▶ **Written problem**: The required output is the block of lines from the line with "Clone this chart in matplotlib." to the line with "plt.rcParams['font.family'] = ['Liberation Serif', 'DejaVu", endpoints included and pictures omitted.

[Records with drawing code]
▼

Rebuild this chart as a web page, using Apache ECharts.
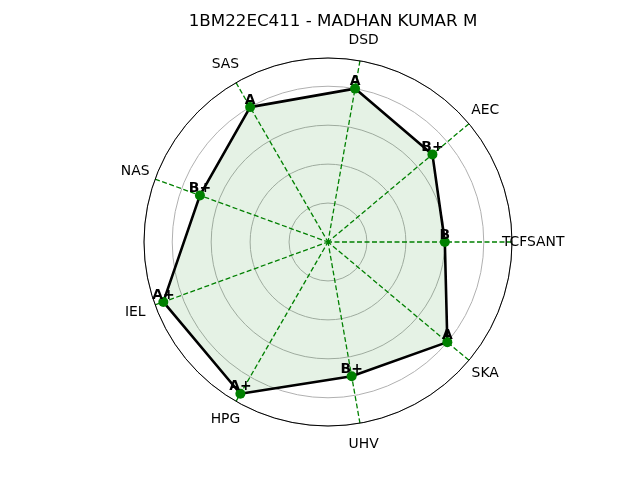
<!DOCTYPE html>
<html>
<head>
<meta charset="utf-8">
<script src="https://cdn.jsdelivr.net/npm/echarts@6/dist/echarts.min.js"></script>
<style>
  html, body { margin: 0; padding: 0; background: #fff; }
  #chart { width: 640px; height: 480px; }
</style>
</head>
<body>
<div id="chart"></div>
<script>
// subjects, in counter-clockwise order starting at 0 degrees
const subjects = ['TCFSANT', 'AEC', 'DSD', 'SAS', 'NAS', 'IEL', 'HPG', 'UHV', 'SKA']
const grades = ['B', 'B+', 'A', 'A', 'B+', 'A+', 'A+', 'B+', 'A']
const gradePoints = [6, 7, 8, 8, 7, 9, 9, 7, 8]
const title = '1BM22EC411 - MADHAN KUMAR M'

const step = 360 / subjects.length
const angles = subjects.map((_, i) => i * step)

// closed polygon: repeat first point at 360
const lineData = gradePoints.map((v, i) => ({
  value: [v, angles[i]],
  label: { show: true, formatter: grades[i] }
}))
lineData.push({ value: [gradePoints[0], 360], symbol: 'none', label: { show: false } })

const rMax = 9.45
const labelData = subjects.map((s, i) => ({ value: [rMax * 1.115, angles[i]], name: s }))

const chart = echarts.init(document.getElementById('chart'))
chart.setOption({
  animation: false,
  title: {
    text: title,
    left: 328,
    textAlign: 'center',
    top: 8,
    textStyle: { fontFamily: 'DejaVu Sans', fontSize: 16.7, fontWeight: 'normal', color: '#000' }
  },
  polar: { center: [328, 242], radius: 184 },
  angleAxis: {
    type: 'value',
    min: 0,
    max: 360,
    interval: step,
    startAngle: 0,
    clockwise: false,
    axisLine: { show: true, lineStyle: { color: '#000', width: 1 } },
    axisTick: { show: false },
    axisLabel: { show: false },
    splitLine: { show: true, lineStyle: { color: '#008000', type: [5, 2.5], width: 1.3 } }
  },
  radiusAxis: {
    min: 0,
    max: rMax,
    interval: 2,
    axisLine: { show: false },
    axisTick: { show: false },
    axisLabel: { show: false },
    splitLine: { show: true, lineStyle: { color: '#b0b0b0', width: 1 } }
  },
  series: [
    {
      type: 'line',
      coordinateSystem: 'polar',
      data: lineData,
      symbol: 'circle',
      symbolSize: 10,
      itemStyle: { color: '#008000', opacity: 1 },
      lineStyle: { color: '#000', width: 2.6 },
      areaStyle: { color: 'rgba(0,128,0,0.1)', opacity: 1 },
      label: {
        position: 'top',
        distance: -5,
        fontFamily: 'DejaVu Sans',
        fontSize: 13.9,
        fontWeight: 'bold',
        color: '#000'
      },
      z: 3
    },
    {
      type: 'scatter',
      coordinateSystem: 'polar',
      data: labelData,
      symbolSize: 0,
      clip: false,
      silent: true,
      itemStyle: { opacity: 1 },
      label: {
        show: true,
        position: 'inside',
        formatter: p => p.name,
        fontFamily: 'DejaVu Sans',
        fontSize: 13.9,
        color: '#000'
      }
    }
  ]
})
</script>
</body>
</html>
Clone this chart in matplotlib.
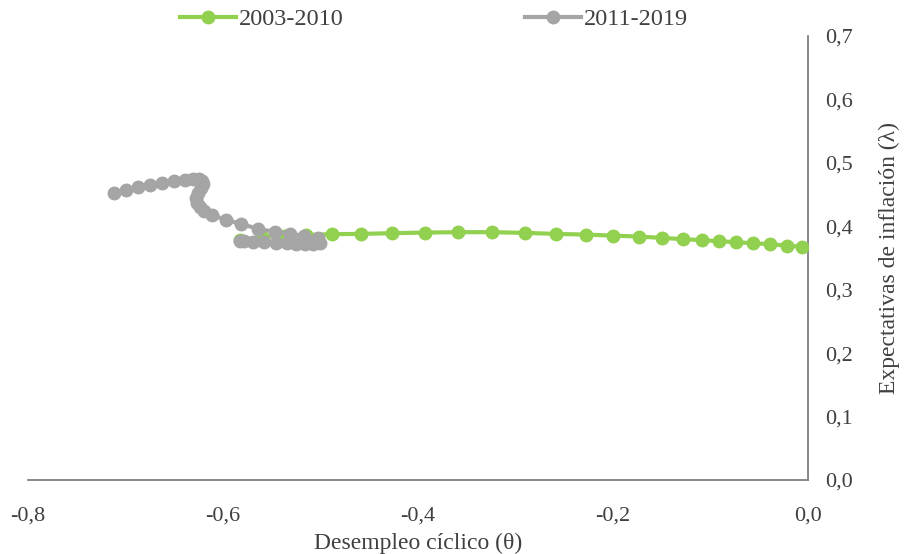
import matplotlib
matplotlib.use("Agg")
import matplotlib.pyplot as plt
from matplotlib.ticker import FuncFormatter

plt.rcParams['font.family'] = ['Liberation Serif', 'DejaVu Serif']

# Data
g_x = [-0.5826, -0.560, -0.5374, -0.5149, -0.4882, -0.4585, -0.4267, -0.3928, -0.3590,
       -0.3241, -0.2903, -0.2585, -0.2277, -0.2000, -0.1733, -0.1497, -0.1282, -0.1087,
       -0.0913, -0.0738, -0.0564, -0.0390, -0.0215, -0.0062]
g_y = [0.3785, 0.3833, 0.3849, 0.3864, 0.3875, 0.3880, 0.3891, 0.3901, 0.3907,
       0.3907, 0.3896, 0.3880, 0.3869, 0.3853, 0.3838, 0.3817, 0.3797, 0.3781,
       0.3765, 0.3749, 0.3733, 0.3718, 0.3696, 0.3675]

s_x = [-0.7118, -0.6995, -0.6872, -0.6749, -0.6626, -0.6503, -0.6390, -0.6308, -0.6246,
       -0.6215, -0.6205, -0.6226, -0.6256, -0.6277, -0.6267, -0.6236, -0.6195, -0.6113,
       -0.5969, -0.5815, -0.5641, -0.5467, -0.5313, -0.5169, -0.5026, -0.5005, -0.5077,
       -0.5159, -0.5251, -0.5344, -0.5456, -0.5579, -0.5692, -0.5785, -0.5826]
s_y = [0.4527, 0.4574, 0.4621, 0.4653, 0.4685, 0.4716, 0.4732, 0.4748, 0.4748,
       0.4716, 0.4669, 0.4606, 0.4527, 0.4448, 0.4369, 0.4306, 0.4243, 0.4180,
       0.4101, 0.4038, 0.3959, 0.3912, 0.3880, 0.3849, 0.3817, 0.3738, 0.3722,
       0.3722, 0.3722, 0.3738, 0.3738, 0.3754, 0.3754, 0.3770, 0.3770]

labels = ['2003-2010', '2011-2019']
x_ticks = [-0.8, -0.6, -0.4, -0.2, 0.0]
y_ticks = [0.0, 0.1, 0.2, 0.3, 0.4, 0.5, 0.6, 0.7]

fig = plt.figure(figsize=(9.06, 5.54), dpi=100)
ax = fig.add_axes([28/906, 1-480/554, (808-28)/906, (480-36)/554])

ax.plot(g_x, g_y, color='#92D050', lw=3, marker='o', ms=9, label=labels[0], zorder=3)
ax.plot(s_x, s_y, color='#A5A5A5', lw=3, marker='o', ms=9, label=labels[1], zorder=4)

ax.set_xlim(-0.8, 0.0)
ax.set_ylim(0.0, 0.7)
ax.set_xticks(x_ticks)
ax.set_yticks(y_ticks)
fmt = FuncFormatter(lambda v, p: f"{v:.1f}".replace('.', ','))
ax.xaxis.set_major_formatter(fmt)
ax.yaxis.set_major_formatter(fmt)

for s in ['left', 'top']:
    ax.spines[s].set_visible(False)
for s in ['bottom', 'right']:
    ax.spines[s].set_color('#7f7f7f')
    ax.spines[s].set_linewidth(1.3)

ax.yaxis.tick_right()
ax.yaxis.set_label_position('right')
ax.tick_params(axis='both', length=0, labelsize=16, colors='#404040')
ax.tick_params(axis='x', pad=19)
ax.tick_params(axis='y', pad=12)

ax.set_xlabel('Desempleo cíclico (θ)', fontsize=17, color='#404040', labelpad=5)
ax.set_ylabel('Expectativas de inflación (λ)', fontsize=17, color='#404040', labelpad=19)

leg = fig.legend(loc='center', bbox_to_anchor=(434/906, 1-19/554), ncol=2, frameon=False,
                 fontsize=17.5, handlelength=2.3, columnspacing=7.5, handletextpad=0.1,
                 labelcolor='#404040')

fig.savefig('out.png', dpi=100)
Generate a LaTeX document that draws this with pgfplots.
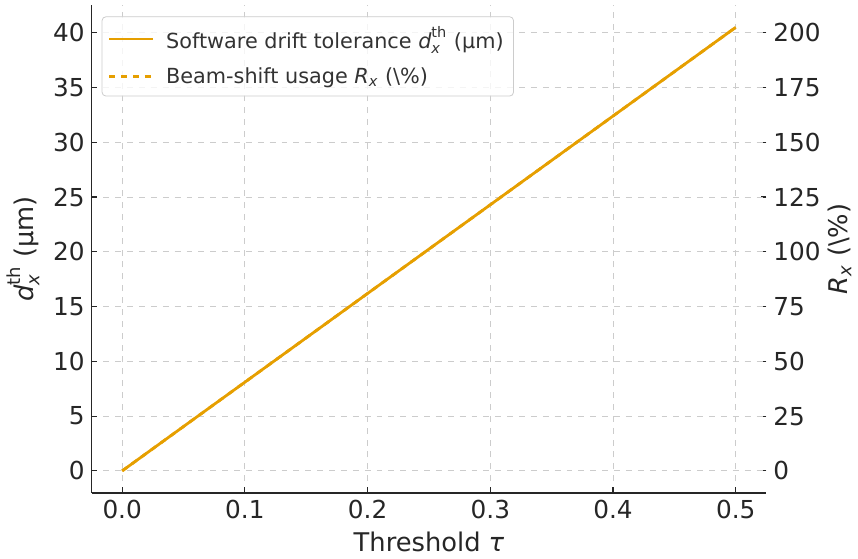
\documentclass[border=0pt]{standalone}
\usepackage{pgfplots}
\pgfplotsset{compat=1.18}
\usepackage{amsmath}
\usepackage{fontspec}
\setmainfont{DejaVu Sans}
\definecolor{lineor}{HTML}{E69F00}
\definecolor{spine}{HTML}{262626}
\definecolor{gridc}{HTML}{CCCCCC}
\definecolor{legtext}{HTML}{333333}

\pgfplotsset{
  common/.style={
    scale only axis, width=341pt, height=246.5pt,
    xmin=-0.025, xmax=0.525,
    major tick length=3pt,
    every tick/.style={draw=spine, line width=0.6pt},
    /pgf/number format/assume math mode=true,
    tick label style={font=\fontsize{12.5}{15}\selectfont, text=spine},
    label style={font=\fontsize{13}{15}\selectfont, text=spine},
  }
}

\begin{document}
\begin{tikzpicture}
% right axis first, so the solid line sits on top
\begin{axis}[
    common,
    axis x line=none,
    axis y line*=right,
    y axis line style={draw=none},
    ymin=-10.125, ymax=212.625,
    ytick={0,25,50,75,100,125,150,175,200},
    ylabel={$\text{\itshape R}_{\text{\itshape x}}$ (\textbackslash\%)},
    ylabel shift=-3pt,
    tick align=inside,
]
\addplot[color=lineor, line width=1.4pt, dashed] coordinates {
    (0,0)(0.1,40.5)(0.2,81)(0.3,121.5)(0.4,162)(0.5,202.5)
};
\end{axis}

\begin{axis}[
    name=main,
    common,
    axis x line*=bottom,
    axis y line*=left,
    axis line style={draw=spine, line width=0.75pt},
    ymin=-2.025, ymax=42.525,
    ytick={0,5,10,15,20,25,30,35,40},
    xtick={0,0.1,0.2,0.3,0.4,0.5},
    xticklabel style={/pgf/number format/.cd, fixed, fixed zerofill, precision=1},
    grid=major,
    major grid style={draw=gridc, dashed, line width=0.5pt},
    xlabel={Threshold {\itshape τ}},
    ylabel={$\text{\itshape d}_{\text{\itshape x}}^{\text{th}}$ (μm)},
    legend style={
        at={(0.015,0.977)}, anchor=north west,
        draw=gridc, rounded corners=2pt, fill=white, fill opacity=0.8, text opacity=1,
        font=\fontsize{10.5}{13}\selectfont, text=legtext,
        row sep=4pt, inner xsep=3pt, inner ysep=3pt,
    },
    legend cell align=left,
    every axis legend/.append style={/tikz/every odd column/.append style={column sep=4pt}},
    legend image code/.code={\draw[#1] (0pt,0pt) -- (22pt,0pt);},
    tick align=inside,
]
\addplot[color=lineor, line width=1.4pt] coordinates {
    (0,0)(0.1,8.1)(0.2,16.2)(0.3,24.3)(0.4,32.4)(0.5,40.5)
};
\addlegendentry{Software drift tolerance $\text{\itshape d}_{\text{\itshape x}}^{\text{th}}$ (μm)}
\addlegendimage{color=lineor, line width=1.4pt, dashed}
\addlegendentry{Beam-shift usage $\text{\itshape R}_{\text{\itshape x}}$ (\textbackslash\%)}
\end{axis}
% a little white margin above the axis, as in the reference
\path (main.north) ++(0pt,2.6pt);
\end{tikzpicture}
\end{document}
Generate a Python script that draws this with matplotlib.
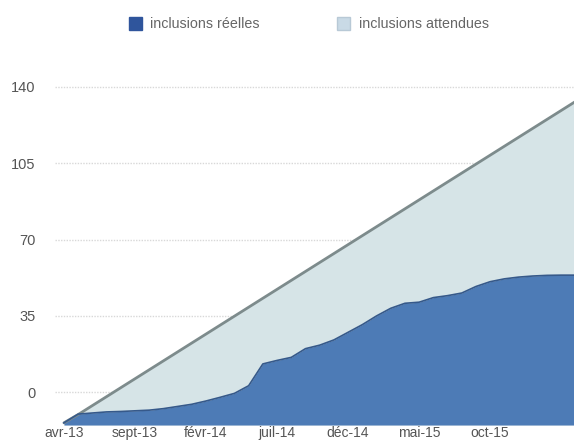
import matplotlib
matplotlib.use("Agg")
import matplotlib.pyplot as plt
from matplotlib.patches import Patch

plt.rcParams['font.family'] = ['Liberation Sans', 'DejaVu Sans']

# Months since avr-13 (monthly points)
months = list(range(37))
reelles = [-14, -10, -9.5, -9, -8.8, -8.5, -8.2, -7.5, -6.5, -5.5, -4, -2.3, -0.5,
           3, 13, 14.6, 16, 20, 21.6, 24, 27.5, 31, 35, 38.5, 40.8, 41.3, 43.4,
           44.3, 45.5, 48.5, 50.7, 52, 52.8, 53.3, 53.6, 53.7, 53.7]
attendues = [-14, -10.2, -6.1, -2, 2.1, 6.2, 10.3, 14.4, 18.5, 22.6, 26.7, 30.8,
             34.9, 39, 43.1, 47.2, 51.3, 55.4, 59.5, 63.6, 67.7, 71.8, 75.9, 80,
             84.1, 88.2, 92.3, 96.4, 100.5, 104.6, 108.7, 112.8, 116.9, 121,
             125.1, 129.2, 133.3]
tick_pos = [0, 5, 10, 15, 20, 25, 30]
tick_labels = ['avr-13', 'sept-13', 'févr-14', 'juil-14', 'déc-14', 'mai-15', 'oct-15']
y_ticks = [0, 35, 70, 105, 140]
series_names = ['inclusions réelles', 'inclusions attendues']

W, H = 574, 441
fig = plt.figure(figsize=(W / 100, H / 100), dpi=100)
ax = fig.add_axes([55 / W, (H - 425) / H, (W - 55) / W, (425 - 76) / H])

ymin = -15
ax.fill_between(months, ymin, attendues, color='#d6e4e7', lw=0, zorder=2)
ax.plot(months, attendues, color='#7d8b8c', lw=2, zorder=4, solid_capstyle='round')
ax.fill_between(months, ymin, reelles, color='#4d7bb6', lw=0, zorder=3)
ax.plot(months, reelles, color='#36598a', lw=1.2, zorder=4)

ax.set_xlim(-0.63, 35.9)
ax.set_ylim(ymin, 145)
ax.set_yticks(y_ticks)
ax.set_xticks(tick_pos)
ax.set_xticklabels(tick_labels)
ax.tick_params(axis='both', length=0, colors='#555555', labelsize=10.5)
ax.tick_params(axis='y', pad=14)
ax.tick_params(axis='x', pad=1, labelsize=10)
ax.grid(axis='y', color='#d8d8d8', linestyle=(0, (1, 1)), lw=1, zorder=1)
ax.grid(axis='x', visible=False)
for s in ax.spines.values():
    s.set_visible(False)

handles = [Patch(facecolor='#2f559c', edgecolor='#2f559c'),
           Patch(facecolor='#c9dae6', edgecolor='#b8c9d6')]
fig.legend(handles, series_names, loc='center', bbox_to_anchor=(0.538, 1 - 24 / H),
           ncol=2, frameon=False, fontsize=10.3, handlelength=0.9, handleheight=1.1,
           columnspacing=5.4, handletextpad=0.6, labelcolor='#666666')

fig.savefig('out.png', dpi=100)
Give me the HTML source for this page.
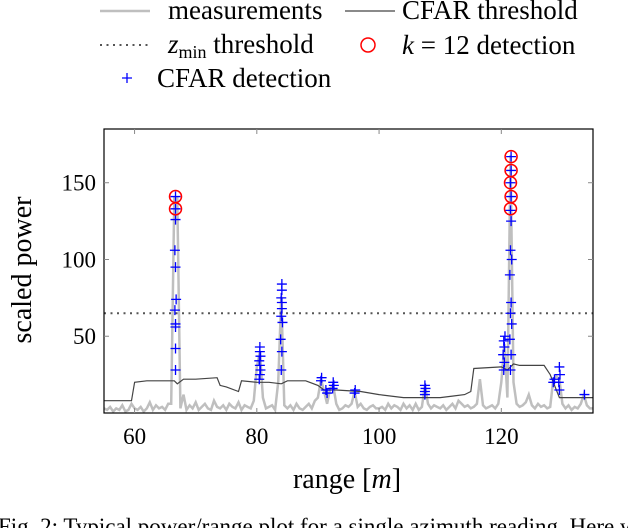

▲

▶ **Exercise answer**:
Clone this chart in matplotlib.
import matplotlib
matplotlib.use("Agg")
import matplotlib.pyplot as plt
from matplotlib.ticker import FuncFormatter

plt.rcParams['font.family'] = ['Liberation Serif', 'DejaVu Serif']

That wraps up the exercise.